Packard went on to write about planned obsolescence in The Waste Makers, which pushed the notion that society is trained to celebrate wastefulness, usually in the form of fashion, which champions change for its own sake, or for the sake of establishing hierarchy. In the margin of that book I had written a note about comparing planned obsolescence to Veblen and Bataille's "The Notion of Expenditure," which ridicules the common sense notion of utility. Seeing all utility as confining and disciplinary in its rationality (usefulness implies production, which implies work), Bataille argues for a kind of anti-utility in destructive play, "expenditure," a pointless waste that society nonetheless relies upon: "luxury, mourning, war, cults, the construction of sumptuary monuments, games, spectacles, art, perverse sexual activity." Veblen rationalized waste as "conspicuous consumption" -- showy displays that attempt to establish one's wealth incontrovertibly. No one feels richer than the guy lighting $100 bills on fire. Waste, for Veblen, is not waste but a status purchase.

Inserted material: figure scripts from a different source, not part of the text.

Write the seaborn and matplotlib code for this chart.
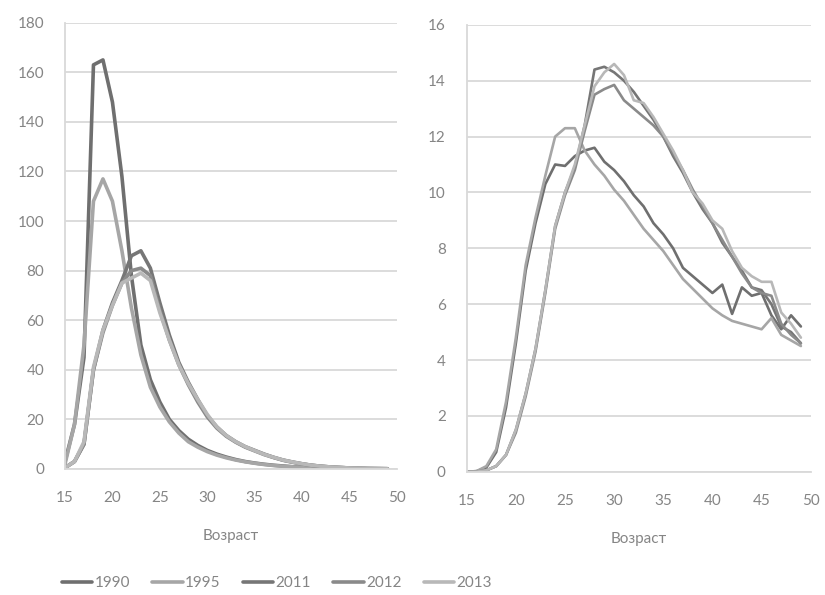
import matplotlib
matplotlib.use("Agg")
import matplotlib.pyplot as plt
import seaborn as sns
import pandas as pd

ages = list(range(15, 50))
years = ["1990", "1995", "2011", "2012", "2013"]
colors = ["#6f6f6f", "#a6a6a6", "#767676", "#8a8a8a", "#b8b8b8"]

# left panel: age-specific rates
left_1990 = [3, 18, 45, 163, 165, 148, 118, 78, 50, 36, 27, 20, 15.5, 12, 9.5,
             7.5, 6, 4.8, 3.8, 3, 2.4, 1.9, 1.5, 1.2, 0.9, 0.7, 0.5, 0.35, 0.25,
             0.2, 0.15, 0.1, 0.07, 0.05, 0.03]
left_1995 = [2, 18, 50, 108, 117, 108, 88, 65, 46, 33, 25, 19, 14.5, 11, 8.8,
             7, 5.6, 4.5, 3.6, 2.9, 2.3, 1.8, 1.4, 1.1, 0.85, 0.65, 0.45, 0.3,
             0.22, 0.16, 0.12, 0.08, 0.06, 0.04, 0.02]
left_2011 = [0.5, 3, 10, 40, 56, 67, 76, 86, 88, 81, 67, 54, 43, 35, 28, 21.5,
             17, 13.5, 11, 9, 7.5, 6, 4.7, 3.6, 2.8, 2.1, 1.5, 1.1, 0.8, 0.6,
             0.4, 0.3, 0.2, 0.15, 0.1]
left_2012 = [0.5, 3, 10, 40, 55, 66, 75, 80, 81, 78, 64, 52, 42, 34, 27, 21,
             16.5, 13.2, 10.8, 8.8, 7.3, 5.8, 4.6, 3.5, 2.7, 2, 1.5, 1.1, 0.8,
             0.6, 0.4, 0.3, 0.2, 0.15, 0.1]
left_2013 = [0.5, 3, 11, 41, 56, 66, 75, 77, 79, 76, 63, 52, 42, 34.5, 28, 22,
             17, 13.5, 11, 9, 7.4, 5.9, 4.7, 3.6, 2.8, 2.1, 1.5, 1.1, 0.8, 0.6,
             0.4, 0.3, 0.2, 0.15, 0.1]

# right panel
right_1990 = [0, 0.02, 0.15, 0.7, 2.3, 4.6, 7.2, 8.9, 10.3, 11.0, 10.95, 11.3,
              11.5, 11.6, 11.1, 10.8, 10.4, 9.9, 9.5, 8.9, 8.5, 8.0, 7.3, 7.0,
              6.7, 6.4, 6.7, 5.65, 6.6, 6.3, 6.4, 5.6, 5.1, 5.6, 5.2]
right_1995 = [0, 0.02, 0.2, 0.8, 2.5, 4.8, 7.4, 9.1, 10.6, 12.0, 12.3, 12.3,
              11.5, 11.0, 10.6, 10.1, 9.7, 9.2, 8.7, 8.3, 7.9, 7.4, 6.9, 6.55,
              6.2, 5.85, 5.6, 5.4, 5.3, 5.2, 5.1, 5.5, 4.9, 4.7, 4.5]
right_2011 = [0, 0, 0.05, 0.2, 0.6, 1.5, 2.8, 4.4, 6.5, 8.8, 10.0, 10.9, 12.4,
              14.4, 14.5, 14.3, 14.0, 13.6, 13.1, 12.6, 12.0, 11.3, 10.7, 10.0,
              9.4, 8.9, 8.2, 7.7, 7.2, 6.6, 6.5, 6.0, 5.2, 5.0, 4.6]
right_2012 = [0, 0, 0.05, 0.2, 0.6, 1.4, 2.7, 4.3, 6.4, 8.7, 9.9, 10.8, 12.2,
              13.5, 13.7, 13.85, 13.3, 13.0, 12.7, 12.4, 12.0, 11.4, 10.8, 10.1,
              9.5, 8.9, 8.3, 7.7, 7.1, 6.6, 6.4, 6.3, 5.3, 4.9, 4.6]
right_2013 = [0, 0, 0.05, 0.2, 0.6, 1.5, 2.8, 4.4, 6.5, 8.8, 10.0, 11.0, 12.4,
              13.8, 14.3, 14.6, 14.2, 13.3, 13.2, 12.7, 12.1, 11.5, 10.8, 10.0,
              9.6, 9.0, 8.7, 7.9, 7.3, 7.0, 6.8, 6.8, 5.7, 5.3, 4.8]

left_data = [left_1990, left_1995, left_2011, left_2012, left_2013]
right_data = [right_1990, right_1995, right_2011, right_2012, right_2013]

sns.set_style("white")
plt.rcParams['font.family'] = ['Lato', 'DejaVu Sans']

fig = plt.figure(figsize=(8.25, 5.95), dpi=100)
ax1 = fig.add_axes([0.0788, 0.2118, 0.4024, 0.750])
ax2 = fig.add_axes([0.5657, 0.2072, 0.417, 0.751])

grey_txt = "#858585"
grid_c = "#d9d9d9"


def draw(ax, series, ymax, ystep):
    for yr, vals, c in zip(years, series, colors):
        df = pd.DataFrame({"age": ages, "val": vals})
        sns.lineplot(data=df, x="age", y="val", ax=ax, color=c, lw=1.9,
                     label=yr, legend=False)
    ax.set_xlim(15, 50)
    ax.set_ylim(0, ymax)
    ax.set_xticks(range(15, 51, 5))
    ax.set_yticks(range(0, ymax + 1, ystep))
    ax.grid(axis="y", color=grid_c, lw=1.3)
    ax.set_axisbelow(True)
    for s in ["top", "right"]:
        ax.spines[s].set_visible(False)
    for s in ["left", "bottom"]:
        ax.spines[s].set_color(grid_c)
        ax.spines[s].set_linewidth(1.3)
    ax.tick_params(length=0, labelsize=11, labelcolor=grey_txt)
    ax.tick_params(axis="y", pad=15)
    ax.tick_params(axis="x", pad=16)
    ax.set_xlabel("Возраст", fontsize=11, color=grey_txt, labelpad=17)
    ax.set_ylabel("")


draw(ax1, left_data, 180, 20)
draw(ax2, right_data, 16, 2)

handles, labels = ax1.get_legend_handles_labels()
for h in handles:
    h.set_linewidth(2.6)
fig.legend(handles, labels, loc="center", bbox_to_anchor=(277 / 825, 1 - 583 / 595),
           ncol=5, frameon=False, fontsize=11, labelcolor=grey_txt,
           handlelength=2.0, handletextpad=0.15, columnspacing=1.45)

plt.savefig("out.png", dpi=100)
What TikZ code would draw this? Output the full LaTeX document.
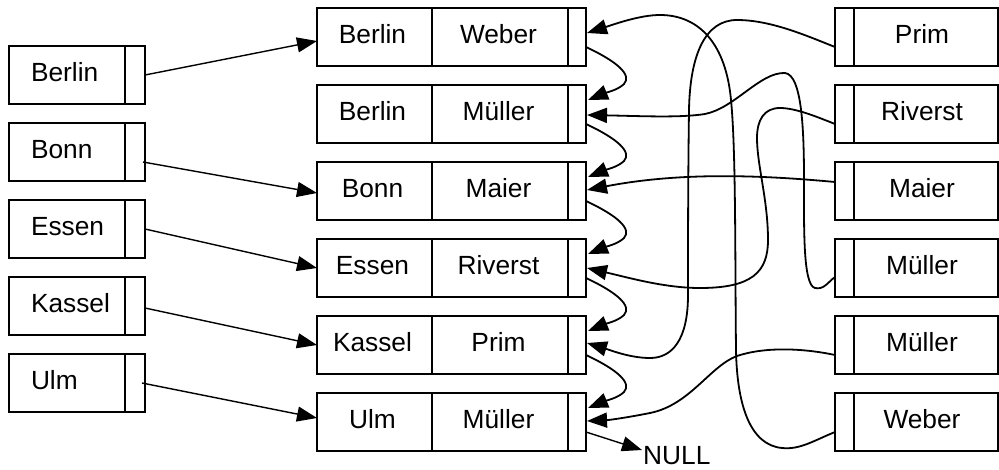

But Bataille follows anthropologist Marcel Mauss, who in Essai sur le don links wasteful displays to potlatch rituals, competitive gift exchange which often verges into sacrificial waste. The greatest glory (which Bataille defines as the most absurd and rapacious waste) comes with losing the most; it's a short leap from there to the masochistic impulse of surrendering all of your will in a perfect potlatch gesture that can't be topped. This ties back to the manipulative ads that can dictate our will; these ads fulfill this fantasy of surrendering our will but within a safe context, where the repercussions are small and contained -- the ads are socially tolerated safe zone for this kind of submissiveness. Ads can make us feel rich in will, so rich that we can give it up rather than exercise it.